Accordingly, for all of the foregoing reasons, we will affirm the Magistrate Judge's judgment. Furthermore, given the circumstances of this case, including the fact that Chilcott has previously brought suits based on several of the incidents in his complaint, the Magistrate Judge did not err in finding that any further amendment would be futile. See Grayson v. Mayview State Hosp., 293 F.3d 103, 111 (3d Cir. 2002). We grant the City of Erie's motion for leave to file its supplemental appendix.

FOOTNOTES

1.   Although statute of limitations and res judicata are affirmative defenses, they can be asserted on a motion to dismiss. See Adams v. Gould Inc., 739 F.2d 858, 870 n.14 (3d Cir. 1984).

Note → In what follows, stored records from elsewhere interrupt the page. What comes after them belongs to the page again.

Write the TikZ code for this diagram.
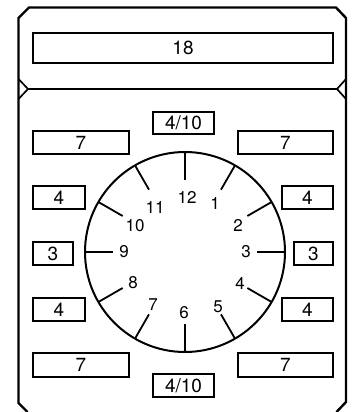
\documentclass[tikz,border=0pt]{standalone}
\usepackage{fontspec}
\setmainfont{TeX Gyre Heros}
\usetikzlibrary{calc}
\begin{document}
\begin{tikzpicture}[x=1pt,y=-1pt,
  outline/.style={line width=2.4pt,line join=miter},
  valbox/.style={draw,line width=1.8pt,rectangle,inner sep=0pt,font=\fontsize{19}{19}\selectfont},
  clocktext/.style={font=\fontsize{17}{17}\selectfont,inner sep=0pt},
  tick/.style={line width=1.8pt}]
\useasboundingbox (0,0) rectangle (353,412);
% outer frame
\draw[outline] (27.5,412) -- (18.5,403) -- (18.5,18) -- (29,7.5) -- (336,7.5) -- (346,18) -- (346,402) -- (336.5,412);
\draw[line width=1.7pt] (18.5,79) -- (28,89) -- (18.5,99);
\draw[line width=1.7pt] (346,79) -- (337,89) -- (346,99);
\coordinate (dl) at (28,89);
\coordinate (dr) at (337,89);
\draw[line width=2pt] (dl) -- (dr);
% value boxes: name, corners, text
\foreach \n/\xa/\ya/\xb/\yb/\t in {
  top/33/33/333/63/18,
  ft/153/112/214/134/4\slash10,
  fb/153/374/214/397/4\slash10,
  la/33/131/129/154/7,
  lb/33/186/85/209/4,
  lc/33/242/73/265/3,
  ld/33/298/85/321/4,
  le/33/353/129/377/7,
  ra/238/131/333/154/7,
  rb/282/186/333/209/4,
  rc/294/242/333/265/3,
  rd/282/298/333/321/4,
  re/238/353/333/377/7}{
  \node[valbox,minimum width=\xb-\xa,minimum height=\yb-\ya] (\n) at ({(\xa+\xb)/2},{(\ya+\yb)/2}) {\t};
}
% clock
\coordinate (c) at (185,252);
\node[draw,circle,line width=2pt,minimum size=200pt,inner sep=0pt] (dial) at (c) {};
\foreach \k in {1,...,12}{
  \draw[tick] ($(c)+({90-30*\k}:72)$) -- ($(c)+({90-30*\k}:100)$);
}
\foreach \k/\x/\y in {12/187/197, 1/215/203, 2/238/225, 3/246/252, 4/240/283, 5/218/307,
  6/184/313, 7/153/305, 8/133/283, 9/124/252, 10/135/226, 11/155/207}{
  \node[clocktext] (h\k) at (\x,\y) {\k};
}
\end{tikzpicture}
\end{document}
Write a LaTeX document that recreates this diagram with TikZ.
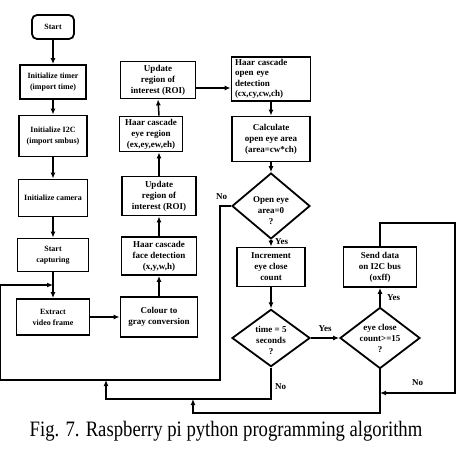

2.   The parties consented to adjudication before a Magistrate Judge pursuant to 28 U.S.C. § 636(c)(1).

3.   These previous lawsuits are matters of public record. See Schmidt v. Skolas, 770 F.3d 241, 249 (3d Cir. 2014) (noting, when deciding a motion to dismiss, courts may consider matters of public record).

4.   While we construe Chilcott's pro se filings liberally, this policy does not prevent us from applying the waiver doctrine to his pro se appeal. See, e.g., Emerson v. Thiel Coll., 296 F.3d 184, 190 n.5 (3d Cir. 2002) (per curiam); Gambino v. Morris, 134 F.3d 156, 161 n.10 (3d Cir. 1998).

5.   Since this determination is dispositive of the appeal, we need not address the applicability of the doctrine of res judicata as to these issues.

6.   As noted above, this incident was the subject of a prior lawsuit, which indicated that this incident took place in July of 2010. Suppl. App. at 5.